| Aim |
Report the count of lines containing the word "this" in the entries below, and nothing more.

| Material provided |
- - - - - - -

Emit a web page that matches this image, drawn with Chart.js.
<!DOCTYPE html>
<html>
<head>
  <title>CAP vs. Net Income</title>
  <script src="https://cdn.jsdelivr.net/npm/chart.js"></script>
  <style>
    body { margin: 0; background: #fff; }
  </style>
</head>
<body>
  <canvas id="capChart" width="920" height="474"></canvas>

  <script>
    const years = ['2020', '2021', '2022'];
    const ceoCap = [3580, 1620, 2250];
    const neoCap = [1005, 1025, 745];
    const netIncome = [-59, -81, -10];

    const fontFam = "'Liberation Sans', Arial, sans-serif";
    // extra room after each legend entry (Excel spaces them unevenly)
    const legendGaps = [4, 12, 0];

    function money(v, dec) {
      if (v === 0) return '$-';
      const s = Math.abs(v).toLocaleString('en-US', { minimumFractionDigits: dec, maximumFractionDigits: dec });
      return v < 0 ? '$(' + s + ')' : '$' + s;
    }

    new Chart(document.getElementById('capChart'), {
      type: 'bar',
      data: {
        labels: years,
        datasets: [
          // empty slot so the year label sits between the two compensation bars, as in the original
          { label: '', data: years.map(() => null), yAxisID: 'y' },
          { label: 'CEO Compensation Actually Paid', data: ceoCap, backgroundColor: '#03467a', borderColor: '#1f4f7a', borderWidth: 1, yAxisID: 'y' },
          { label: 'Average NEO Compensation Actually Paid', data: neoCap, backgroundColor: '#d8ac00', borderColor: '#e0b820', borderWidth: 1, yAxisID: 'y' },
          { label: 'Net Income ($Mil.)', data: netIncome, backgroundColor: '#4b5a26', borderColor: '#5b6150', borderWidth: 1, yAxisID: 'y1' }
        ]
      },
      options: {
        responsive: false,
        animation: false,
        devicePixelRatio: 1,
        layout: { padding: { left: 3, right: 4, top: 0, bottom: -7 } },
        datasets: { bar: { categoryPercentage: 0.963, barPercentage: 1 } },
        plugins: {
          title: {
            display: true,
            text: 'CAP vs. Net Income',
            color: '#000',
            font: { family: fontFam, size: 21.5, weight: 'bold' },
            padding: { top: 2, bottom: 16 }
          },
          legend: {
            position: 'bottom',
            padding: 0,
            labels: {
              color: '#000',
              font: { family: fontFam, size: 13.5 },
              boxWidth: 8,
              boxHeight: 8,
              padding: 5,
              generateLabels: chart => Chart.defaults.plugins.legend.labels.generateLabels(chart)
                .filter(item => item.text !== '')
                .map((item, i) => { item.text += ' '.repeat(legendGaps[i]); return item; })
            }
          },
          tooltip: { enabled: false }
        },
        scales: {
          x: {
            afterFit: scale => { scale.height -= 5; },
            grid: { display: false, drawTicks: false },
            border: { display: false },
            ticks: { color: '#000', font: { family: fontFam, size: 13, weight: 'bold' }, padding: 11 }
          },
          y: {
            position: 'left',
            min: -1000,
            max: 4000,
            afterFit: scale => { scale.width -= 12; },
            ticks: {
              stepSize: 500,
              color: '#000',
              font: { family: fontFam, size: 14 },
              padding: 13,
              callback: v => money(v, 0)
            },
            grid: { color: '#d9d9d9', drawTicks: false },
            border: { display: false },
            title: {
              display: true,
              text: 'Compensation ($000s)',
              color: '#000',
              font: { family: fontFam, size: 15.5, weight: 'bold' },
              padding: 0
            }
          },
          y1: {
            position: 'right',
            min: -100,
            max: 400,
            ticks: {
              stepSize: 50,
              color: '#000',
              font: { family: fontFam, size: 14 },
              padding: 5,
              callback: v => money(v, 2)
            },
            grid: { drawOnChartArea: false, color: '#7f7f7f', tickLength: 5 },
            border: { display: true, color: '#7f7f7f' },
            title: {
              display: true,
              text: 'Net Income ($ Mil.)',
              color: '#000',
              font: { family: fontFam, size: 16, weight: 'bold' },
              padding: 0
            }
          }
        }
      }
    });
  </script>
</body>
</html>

- - - - - - -

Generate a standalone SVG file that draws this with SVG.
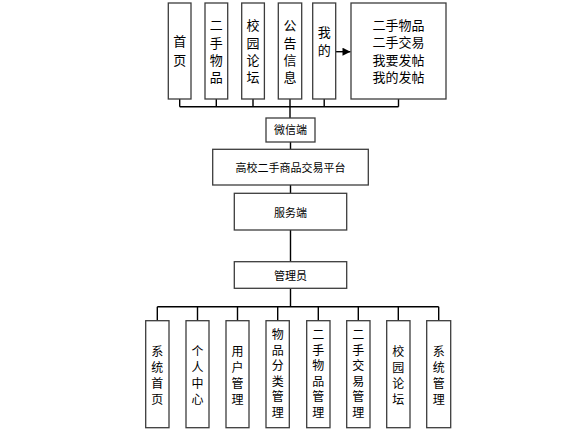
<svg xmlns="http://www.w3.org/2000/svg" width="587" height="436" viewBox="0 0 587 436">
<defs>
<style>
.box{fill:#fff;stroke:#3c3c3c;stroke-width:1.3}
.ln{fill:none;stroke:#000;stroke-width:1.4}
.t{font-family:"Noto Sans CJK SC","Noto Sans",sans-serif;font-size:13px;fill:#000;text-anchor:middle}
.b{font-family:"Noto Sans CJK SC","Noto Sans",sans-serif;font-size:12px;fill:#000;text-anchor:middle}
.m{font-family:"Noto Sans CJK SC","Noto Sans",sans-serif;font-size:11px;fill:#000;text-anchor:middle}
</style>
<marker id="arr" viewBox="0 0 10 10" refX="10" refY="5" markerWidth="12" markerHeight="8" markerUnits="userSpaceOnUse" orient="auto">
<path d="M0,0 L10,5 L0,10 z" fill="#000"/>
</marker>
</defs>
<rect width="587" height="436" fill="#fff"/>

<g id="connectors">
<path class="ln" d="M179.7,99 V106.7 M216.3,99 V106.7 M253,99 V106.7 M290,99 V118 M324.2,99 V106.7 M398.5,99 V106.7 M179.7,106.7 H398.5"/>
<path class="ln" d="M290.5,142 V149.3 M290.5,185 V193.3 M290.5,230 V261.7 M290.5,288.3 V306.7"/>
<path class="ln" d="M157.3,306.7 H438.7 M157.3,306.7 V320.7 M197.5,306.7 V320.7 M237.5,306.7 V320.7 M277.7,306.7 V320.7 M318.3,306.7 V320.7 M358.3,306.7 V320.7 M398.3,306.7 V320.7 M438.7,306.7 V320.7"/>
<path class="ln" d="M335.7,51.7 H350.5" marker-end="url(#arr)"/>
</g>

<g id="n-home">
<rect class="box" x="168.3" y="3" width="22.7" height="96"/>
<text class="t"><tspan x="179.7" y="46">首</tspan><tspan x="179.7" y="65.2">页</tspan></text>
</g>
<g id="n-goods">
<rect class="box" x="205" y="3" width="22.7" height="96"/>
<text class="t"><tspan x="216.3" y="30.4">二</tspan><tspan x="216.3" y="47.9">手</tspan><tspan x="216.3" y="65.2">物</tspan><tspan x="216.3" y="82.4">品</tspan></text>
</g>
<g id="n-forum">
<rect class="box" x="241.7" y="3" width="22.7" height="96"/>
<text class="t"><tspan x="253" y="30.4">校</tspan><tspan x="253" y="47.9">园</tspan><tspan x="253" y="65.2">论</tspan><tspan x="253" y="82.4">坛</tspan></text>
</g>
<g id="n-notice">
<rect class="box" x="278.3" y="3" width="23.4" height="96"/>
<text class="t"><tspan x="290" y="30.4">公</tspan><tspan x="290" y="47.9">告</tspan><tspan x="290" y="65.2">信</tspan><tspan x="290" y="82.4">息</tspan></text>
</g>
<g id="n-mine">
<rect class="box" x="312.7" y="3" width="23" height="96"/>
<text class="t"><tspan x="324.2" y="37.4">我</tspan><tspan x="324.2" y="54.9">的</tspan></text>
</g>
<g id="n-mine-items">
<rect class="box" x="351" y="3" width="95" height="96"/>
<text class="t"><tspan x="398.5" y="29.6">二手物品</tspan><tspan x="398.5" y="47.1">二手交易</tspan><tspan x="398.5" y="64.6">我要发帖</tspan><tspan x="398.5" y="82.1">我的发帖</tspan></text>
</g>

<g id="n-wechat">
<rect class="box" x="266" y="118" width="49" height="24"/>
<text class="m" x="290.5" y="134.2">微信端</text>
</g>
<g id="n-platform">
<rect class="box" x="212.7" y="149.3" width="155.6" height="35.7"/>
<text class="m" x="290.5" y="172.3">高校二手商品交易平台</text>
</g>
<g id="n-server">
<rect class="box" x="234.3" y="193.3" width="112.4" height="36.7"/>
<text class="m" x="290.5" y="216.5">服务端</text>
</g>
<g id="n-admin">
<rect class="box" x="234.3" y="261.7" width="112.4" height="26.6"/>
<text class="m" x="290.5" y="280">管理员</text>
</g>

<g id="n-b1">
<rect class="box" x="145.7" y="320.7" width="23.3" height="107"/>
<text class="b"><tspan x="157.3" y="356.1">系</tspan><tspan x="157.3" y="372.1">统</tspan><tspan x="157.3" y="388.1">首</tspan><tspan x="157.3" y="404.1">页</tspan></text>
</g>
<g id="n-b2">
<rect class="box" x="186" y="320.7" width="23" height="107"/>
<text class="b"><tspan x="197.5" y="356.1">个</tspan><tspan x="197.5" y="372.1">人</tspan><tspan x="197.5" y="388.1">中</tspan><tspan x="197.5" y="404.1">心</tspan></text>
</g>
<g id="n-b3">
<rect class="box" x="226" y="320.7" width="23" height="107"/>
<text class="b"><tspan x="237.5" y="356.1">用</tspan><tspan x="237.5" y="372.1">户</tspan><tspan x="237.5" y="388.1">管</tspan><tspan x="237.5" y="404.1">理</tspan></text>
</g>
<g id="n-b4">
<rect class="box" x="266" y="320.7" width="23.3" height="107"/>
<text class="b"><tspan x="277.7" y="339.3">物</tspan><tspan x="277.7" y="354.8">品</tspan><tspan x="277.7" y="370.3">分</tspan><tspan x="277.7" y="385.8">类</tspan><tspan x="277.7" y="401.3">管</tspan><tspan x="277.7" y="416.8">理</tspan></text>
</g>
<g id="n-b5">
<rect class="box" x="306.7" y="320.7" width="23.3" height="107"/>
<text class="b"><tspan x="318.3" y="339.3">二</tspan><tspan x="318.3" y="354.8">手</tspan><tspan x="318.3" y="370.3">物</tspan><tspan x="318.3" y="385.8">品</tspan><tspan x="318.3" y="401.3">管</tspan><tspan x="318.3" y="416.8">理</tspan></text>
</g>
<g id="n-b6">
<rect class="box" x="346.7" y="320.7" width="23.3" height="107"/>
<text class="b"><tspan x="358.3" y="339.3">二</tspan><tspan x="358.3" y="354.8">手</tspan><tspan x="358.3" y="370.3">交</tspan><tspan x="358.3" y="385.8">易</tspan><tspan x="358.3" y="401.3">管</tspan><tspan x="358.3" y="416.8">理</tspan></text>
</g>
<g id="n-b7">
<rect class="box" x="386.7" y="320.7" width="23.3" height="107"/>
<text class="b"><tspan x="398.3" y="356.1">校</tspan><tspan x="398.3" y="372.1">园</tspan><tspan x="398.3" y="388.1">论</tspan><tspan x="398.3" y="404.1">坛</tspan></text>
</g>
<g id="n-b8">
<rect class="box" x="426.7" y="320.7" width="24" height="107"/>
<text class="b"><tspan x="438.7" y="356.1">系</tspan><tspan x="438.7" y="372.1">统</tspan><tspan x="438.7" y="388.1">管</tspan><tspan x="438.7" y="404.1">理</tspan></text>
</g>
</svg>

- - - - - - -

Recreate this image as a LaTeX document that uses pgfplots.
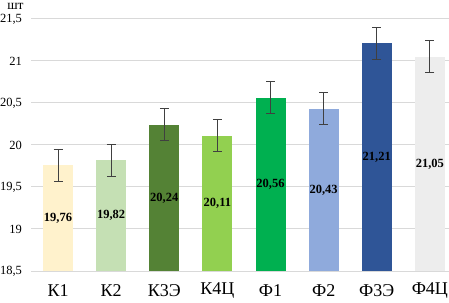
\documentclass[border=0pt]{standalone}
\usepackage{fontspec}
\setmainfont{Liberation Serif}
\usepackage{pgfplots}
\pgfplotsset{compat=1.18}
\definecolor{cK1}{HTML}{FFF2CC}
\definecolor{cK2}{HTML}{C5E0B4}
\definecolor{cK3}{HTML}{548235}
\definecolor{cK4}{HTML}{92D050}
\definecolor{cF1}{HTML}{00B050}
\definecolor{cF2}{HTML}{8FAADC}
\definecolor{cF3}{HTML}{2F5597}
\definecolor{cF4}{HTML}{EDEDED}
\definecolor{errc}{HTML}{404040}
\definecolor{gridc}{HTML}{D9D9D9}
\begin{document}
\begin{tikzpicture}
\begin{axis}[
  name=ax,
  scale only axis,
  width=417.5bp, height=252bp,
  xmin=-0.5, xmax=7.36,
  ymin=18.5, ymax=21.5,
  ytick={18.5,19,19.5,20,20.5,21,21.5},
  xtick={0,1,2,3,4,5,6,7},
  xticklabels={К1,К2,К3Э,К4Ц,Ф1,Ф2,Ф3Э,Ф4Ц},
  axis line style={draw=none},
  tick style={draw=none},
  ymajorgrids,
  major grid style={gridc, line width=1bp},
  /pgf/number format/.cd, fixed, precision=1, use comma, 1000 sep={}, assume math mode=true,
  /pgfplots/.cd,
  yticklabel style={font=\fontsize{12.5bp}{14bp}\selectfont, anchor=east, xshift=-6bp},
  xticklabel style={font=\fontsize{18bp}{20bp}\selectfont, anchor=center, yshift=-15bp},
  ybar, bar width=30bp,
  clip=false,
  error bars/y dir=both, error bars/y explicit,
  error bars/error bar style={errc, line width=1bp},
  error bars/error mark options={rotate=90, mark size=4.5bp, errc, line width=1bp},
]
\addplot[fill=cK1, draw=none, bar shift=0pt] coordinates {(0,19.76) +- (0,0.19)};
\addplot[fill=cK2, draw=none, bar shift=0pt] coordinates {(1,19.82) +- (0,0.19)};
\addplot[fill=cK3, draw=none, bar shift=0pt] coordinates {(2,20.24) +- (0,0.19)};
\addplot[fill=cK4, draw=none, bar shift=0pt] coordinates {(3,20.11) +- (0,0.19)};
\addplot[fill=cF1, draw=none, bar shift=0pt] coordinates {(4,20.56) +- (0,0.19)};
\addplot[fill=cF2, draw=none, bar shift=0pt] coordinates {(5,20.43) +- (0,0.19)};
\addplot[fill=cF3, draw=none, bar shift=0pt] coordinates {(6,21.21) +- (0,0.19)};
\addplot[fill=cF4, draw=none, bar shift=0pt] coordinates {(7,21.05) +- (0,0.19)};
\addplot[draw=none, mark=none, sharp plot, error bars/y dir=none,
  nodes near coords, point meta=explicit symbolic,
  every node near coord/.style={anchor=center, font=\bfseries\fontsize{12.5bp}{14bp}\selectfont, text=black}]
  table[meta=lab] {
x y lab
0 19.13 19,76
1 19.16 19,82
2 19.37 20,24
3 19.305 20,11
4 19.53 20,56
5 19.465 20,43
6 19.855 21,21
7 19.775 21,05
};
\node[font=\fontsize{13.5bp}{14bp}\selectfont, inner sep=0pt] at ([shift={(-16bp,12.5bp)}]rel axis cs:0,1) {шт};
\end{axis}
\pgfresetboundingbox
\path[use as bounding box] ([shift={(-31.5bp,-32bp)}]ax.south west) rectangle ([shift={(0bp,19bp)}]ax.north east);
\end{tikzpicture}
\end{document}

- - - - - - -

| Solved problem |
3